Copy out, exactly as written, only the line containing "Generate a LaTeX" and the lines after it through the end of the records.

_INFORMATION PROVIDED_

= = = =

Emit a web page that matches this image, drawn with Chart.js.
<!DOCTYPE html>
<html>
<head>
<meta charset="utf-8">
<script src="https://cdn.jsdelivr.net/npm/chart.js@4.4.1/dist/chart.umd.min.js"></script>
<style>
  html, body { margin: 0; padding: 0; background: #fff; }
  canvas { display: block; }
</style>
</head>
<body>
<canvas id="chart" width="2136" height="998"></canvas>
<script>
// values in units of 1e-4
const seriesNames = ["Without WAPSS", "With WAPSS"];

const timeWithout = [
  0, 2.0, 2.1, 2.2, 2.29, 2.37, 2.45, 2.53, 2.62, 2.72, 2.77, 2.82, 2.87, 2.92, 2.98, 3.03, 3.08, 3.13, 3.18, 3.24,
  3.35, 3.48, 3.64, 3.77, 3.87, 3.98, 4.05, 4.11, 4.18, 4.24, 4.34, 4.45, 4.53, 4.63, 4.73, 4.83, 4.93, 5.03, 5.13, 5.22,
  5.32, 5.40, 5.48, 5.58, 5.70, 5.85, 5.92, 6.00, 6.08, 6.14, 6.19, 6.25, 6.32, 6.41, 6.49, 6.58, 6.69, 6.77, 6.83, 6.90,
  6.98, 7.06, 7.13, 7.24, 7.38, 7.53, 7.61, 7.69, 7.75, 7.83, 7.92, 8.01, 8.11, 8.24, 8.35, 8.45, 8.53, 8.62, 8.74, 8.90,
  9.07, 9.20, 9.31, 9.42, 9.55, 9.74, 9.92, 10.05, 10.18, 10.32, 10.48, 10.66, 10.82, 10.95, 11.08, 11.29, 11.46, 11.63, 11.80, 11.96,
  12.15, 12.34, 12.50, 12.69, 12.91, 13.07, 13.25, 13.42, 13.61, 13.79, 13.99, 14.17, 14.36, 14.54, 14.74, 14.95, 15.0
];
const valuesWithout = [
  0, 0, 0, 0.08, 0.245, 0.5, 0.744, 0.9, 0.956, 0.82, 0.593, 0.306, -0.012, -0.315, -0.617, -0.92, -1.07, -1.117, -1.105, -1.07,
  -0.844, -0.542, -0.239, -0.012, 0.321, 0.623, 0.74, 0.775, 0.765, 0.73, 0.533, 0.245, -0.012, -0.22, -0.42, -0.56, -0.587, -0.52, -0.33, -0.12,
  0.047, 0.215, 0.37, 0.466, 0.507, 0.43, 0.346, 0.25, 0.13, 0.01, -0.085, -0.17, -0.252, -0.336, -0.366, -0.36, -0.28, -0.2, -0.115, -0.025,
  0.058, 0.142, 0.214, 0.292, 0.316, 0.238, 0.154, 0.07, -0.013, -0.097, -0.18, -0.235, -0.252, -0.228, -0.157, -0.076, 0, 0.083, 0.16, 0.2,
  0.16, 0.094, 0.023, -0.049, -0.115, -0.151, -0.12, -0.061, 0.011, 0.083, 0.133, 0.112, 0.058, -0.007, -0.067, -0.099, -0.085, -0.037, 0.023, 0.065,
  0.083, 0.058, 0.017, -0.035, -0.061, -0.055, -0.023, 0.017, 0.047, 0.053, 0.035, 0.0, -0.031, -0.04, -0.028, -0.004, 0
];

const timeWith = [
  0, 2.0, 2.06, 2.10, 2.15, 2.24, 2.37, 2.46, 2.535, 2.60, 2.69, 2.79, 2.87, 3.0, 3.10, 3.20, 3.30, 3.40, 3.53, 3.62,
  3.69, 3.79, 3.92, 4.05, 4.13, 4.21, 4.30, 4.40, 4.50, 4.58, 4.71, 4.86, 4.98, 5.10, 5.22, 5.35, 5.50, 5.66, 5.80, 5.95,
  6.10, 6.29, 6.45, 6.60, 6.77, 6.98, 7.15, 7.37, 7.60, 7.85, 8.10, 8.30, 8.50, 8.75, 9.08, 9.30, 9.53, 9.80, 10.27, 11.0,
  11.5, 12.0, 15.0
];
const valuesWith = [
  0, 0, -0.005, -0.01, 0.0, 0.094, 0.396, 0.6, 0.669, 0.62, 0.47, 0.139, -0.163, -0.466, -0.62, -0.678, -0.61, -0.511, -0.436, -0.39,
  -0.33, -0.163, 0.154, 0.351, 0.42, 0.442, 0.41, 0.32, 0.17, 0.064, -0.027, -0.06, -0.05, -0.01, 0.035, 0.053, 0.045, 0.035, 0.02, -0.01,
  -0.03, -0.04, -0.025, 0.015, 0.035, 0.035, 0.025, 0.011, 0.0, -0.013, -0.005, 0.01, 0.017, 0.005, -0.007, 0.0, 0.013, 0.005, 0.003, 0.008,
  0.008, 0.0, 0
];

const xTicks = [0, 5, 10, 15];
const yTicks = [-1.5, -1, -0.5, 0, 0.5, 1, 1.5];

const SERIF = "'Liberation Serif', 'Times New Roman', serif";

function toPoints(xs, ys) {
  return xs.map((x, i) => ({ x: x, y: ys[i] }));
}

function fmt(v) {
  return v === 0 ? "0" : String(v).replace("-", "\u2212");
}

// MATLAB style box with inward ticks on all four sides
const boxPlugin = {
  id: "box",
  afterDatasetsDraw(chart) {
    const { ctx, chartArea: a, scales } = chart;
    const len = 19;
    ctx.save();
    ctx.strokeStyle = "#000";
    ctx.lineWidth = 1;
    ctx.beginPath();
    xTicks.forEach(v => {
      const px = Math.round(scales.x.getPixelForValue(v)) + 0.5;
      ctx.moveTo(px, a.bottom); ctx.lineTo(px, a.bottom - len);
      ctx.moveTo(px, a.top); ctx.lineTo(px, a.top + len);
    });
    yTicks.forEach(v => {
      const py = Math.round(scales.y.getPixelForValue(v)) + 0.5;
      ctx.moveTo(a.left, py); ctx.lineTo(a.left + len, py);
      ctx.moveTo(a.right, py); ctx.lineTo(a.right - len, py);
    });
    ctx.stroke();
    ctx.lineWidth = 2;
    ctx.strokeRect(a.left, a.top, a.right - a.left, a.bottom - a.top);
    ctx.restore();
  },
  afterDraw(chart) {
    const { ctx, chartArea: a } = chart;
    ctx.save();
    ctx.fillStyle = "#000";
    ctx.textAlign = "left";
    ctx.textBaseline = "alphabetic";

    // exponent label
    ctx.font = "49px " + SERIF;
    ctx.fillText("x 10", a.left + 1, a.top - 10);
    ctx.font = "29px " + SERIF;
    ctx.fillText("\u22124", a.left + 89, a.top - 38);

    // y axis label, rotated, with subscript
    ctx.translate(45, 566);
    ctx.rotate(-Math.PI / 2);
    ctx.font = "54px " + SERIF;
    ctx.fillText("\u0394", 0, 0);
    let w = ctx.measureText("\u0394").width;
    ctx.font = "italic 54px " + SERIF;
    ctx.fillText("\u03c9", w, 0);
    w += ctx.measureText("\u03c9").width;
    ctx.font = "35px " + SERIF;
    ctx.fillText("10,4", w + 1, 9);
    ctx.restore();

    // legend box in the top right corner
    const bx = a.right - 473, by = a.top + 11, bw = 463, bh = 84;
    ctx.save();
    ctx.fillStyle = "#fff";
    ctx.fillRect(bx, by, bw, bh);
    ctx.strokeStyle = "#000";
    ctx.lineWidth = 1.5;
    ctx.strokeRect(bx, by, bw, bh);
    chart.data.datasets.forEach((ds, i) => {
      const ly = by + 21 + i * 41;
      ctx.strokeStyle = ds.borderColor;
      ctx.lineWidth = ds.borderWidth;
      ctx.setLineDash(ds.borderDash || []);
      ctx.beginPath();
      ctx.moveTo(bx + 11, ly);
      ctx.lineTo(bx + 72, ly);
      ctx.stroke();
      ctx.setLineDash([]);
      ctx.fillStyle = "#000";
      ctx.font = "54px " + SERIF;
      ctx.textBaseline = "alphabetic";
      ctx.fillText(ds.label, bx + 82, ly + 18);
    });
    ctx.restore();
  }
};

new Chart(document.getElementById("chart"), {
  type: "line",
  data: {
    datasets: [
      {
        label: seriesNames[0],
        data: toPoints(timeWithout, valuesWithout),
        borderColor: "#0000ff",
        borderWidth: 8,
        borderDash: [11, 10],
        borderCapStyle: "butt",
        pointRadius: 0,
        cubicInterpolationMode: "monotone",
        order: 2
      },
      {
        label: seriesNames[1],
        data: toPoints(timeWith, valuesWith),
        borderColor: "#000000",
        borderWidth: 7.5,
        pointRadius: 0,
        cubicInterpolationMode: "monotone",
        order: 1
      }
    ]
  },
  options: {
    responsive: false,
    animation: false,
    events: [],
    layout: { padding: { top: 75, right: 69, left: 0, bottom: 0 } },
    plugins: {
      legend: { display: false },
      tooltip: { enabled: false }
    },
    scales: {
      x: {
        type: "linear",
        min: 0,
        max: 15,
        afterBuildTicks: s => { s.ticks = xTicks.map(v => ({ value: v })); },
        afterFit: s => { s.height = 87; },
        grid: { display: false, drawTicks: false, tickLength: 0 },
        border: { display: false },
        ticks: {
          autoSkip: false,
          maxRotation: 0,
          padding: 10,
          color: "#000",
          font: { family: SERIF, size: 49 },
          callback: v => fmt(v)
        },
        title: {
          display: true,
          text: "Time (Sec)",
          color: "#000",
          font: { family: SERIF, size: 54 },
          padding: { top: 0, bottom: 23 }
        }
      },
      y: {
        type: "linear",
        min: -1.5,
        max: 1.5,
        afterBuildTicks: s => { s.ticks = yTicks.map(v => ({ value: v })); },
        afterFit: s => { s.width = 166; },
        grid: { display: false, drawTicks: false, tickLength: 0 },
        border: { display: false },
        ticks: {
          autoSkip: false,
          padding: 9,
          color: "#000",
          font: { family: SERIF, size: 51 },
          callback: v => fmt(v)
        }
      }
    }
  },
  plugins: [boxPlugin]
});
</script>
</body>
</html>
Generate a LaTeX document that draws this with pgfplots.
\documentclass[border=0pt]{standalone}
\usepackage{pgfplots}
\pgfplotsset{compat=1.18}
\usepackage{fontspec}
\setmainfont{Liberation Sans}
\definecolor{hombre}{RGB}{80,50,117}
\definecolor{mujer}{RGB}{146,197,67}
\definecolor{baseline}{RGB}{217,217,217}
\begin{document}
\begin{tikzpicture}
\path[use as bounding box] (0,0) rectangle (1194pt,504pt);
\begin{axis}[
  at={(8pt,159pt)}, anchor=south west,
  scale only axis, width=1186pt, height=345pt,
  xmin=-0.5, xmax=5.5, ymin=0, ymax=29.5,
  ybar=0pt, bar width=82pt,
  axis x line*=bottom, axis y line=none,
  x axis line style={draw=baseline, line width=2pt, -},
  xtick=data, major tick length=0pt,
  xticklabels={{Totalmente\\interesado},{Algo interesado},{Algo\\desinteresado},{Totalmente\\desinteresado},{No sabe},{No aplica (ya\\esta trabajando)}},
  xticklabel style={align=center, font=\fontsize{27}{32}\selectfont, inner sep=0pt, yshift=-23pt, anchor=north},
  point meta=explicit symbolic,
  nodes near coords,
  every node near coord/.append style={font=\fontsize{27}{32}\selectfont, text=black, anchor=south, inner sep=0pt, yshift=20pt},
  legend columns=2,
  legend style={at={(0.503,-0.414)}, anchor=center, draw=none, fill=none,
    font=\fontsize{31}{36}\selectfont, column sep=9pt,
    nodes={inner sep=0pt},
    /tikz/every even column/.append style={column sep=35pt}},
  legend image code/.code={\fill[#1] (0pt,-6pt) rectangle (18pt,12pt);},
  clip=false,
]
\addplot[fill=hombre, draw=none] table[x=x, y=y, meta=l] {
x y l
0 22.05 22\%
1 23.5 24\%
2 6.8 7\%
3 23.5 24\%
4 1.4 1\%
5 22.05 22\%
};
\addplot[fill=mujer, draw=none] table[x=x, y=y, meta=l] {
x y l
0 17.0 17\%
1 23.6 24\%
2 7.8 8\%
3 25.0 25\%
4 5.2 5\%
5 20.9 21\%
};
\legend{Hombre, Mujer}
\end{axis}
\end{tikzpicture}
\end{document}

= = = =

_EXERCISE ANSWER_
Generate a LaTeX document that draws this with pgfplots.
\documentclass[border=0pt]{standalone}
\usepackage{pgfplots}
\pgfplotsset{compat=1.18}
\usepackage{fontspec}
\setmainfont{Liberation Sans}
\definecolor{hombre}{RGB}{80,50,117}
\definecolor{mujer}{RGB}{146,197,67}
\definecolor{baseline}{RGB}{217,217,217}
\begin{document}
\begin{tikzpicture}
\path[use as bounding box] (0,0) rectangle (1194pt,504pt);
\begin{axis}[
  at={(8pt,159pt)}, anchor=south west,
  scale only axis, width=1186pt, height=345pt,
  xmin=-0.5, xmax=5.5, ymin=0, ymax=29.5,
  ybar=0pt, bar width=82pt,
  axis x line*=bottom, axis y line=none,
  x axis line style={draw=baseline, line width=2pt, -},
  xtick=data, major tick length=0pt,
  xticklabels={{Totalmente\\interesado},{Algo interesado},{Algo\\desinteresado},{Totalmente\\desinteresado},{No sabe},{No aplica (ya\\esta trabajando)}},
  xticklabel style={align=center, font=\fontsize{27}{32}\selectfont, inner sep=0pt, yshift=-23pt, anchor=north},
  point meta=explicit symbolic,
  nodes near coords,
  every node near coord/.append style={font=\fontsize{27}{32}\selectfont, text=black, anchor=south, inner sep=0pt, yshift=20pt},
  legend columns=2,
  legend style={at={(0.503,-0.414)}, anchor=center, draw=none, fill=none,
    font=\fontsize{31}{36}\selectfont, column sep=9pt,
    nodes={inner sep=0pt},
    /tikz/every even column/.append style={column sep=35pt}},
  legend image code/.code={\fill[#1] (0pt,-6pt) rectangle (18pt,12pt);},
  clip=false,
]
\addplot[fill=hombre, draw=none] table[x=x, y=y, meta=l] {
x y l
0 22.05 22\%
1 23.5 24\%
2 6.8 7\%
3 23.5 24\%
4 1.4 1\%
5 22.05 22\%
};
\addplot[fill=mujer, draw=none] table[x=x, y=y, meta=l] {
x y l
0 17.0 17\%
1 23.6 24\%
2 7.8 8\%
3 25.0 25\%
4 5.2 5\%
5 20.9 21\%
};
\legend{Hombre, Mujer}
\end{axis}
\end{tikzpicture}
\end{document}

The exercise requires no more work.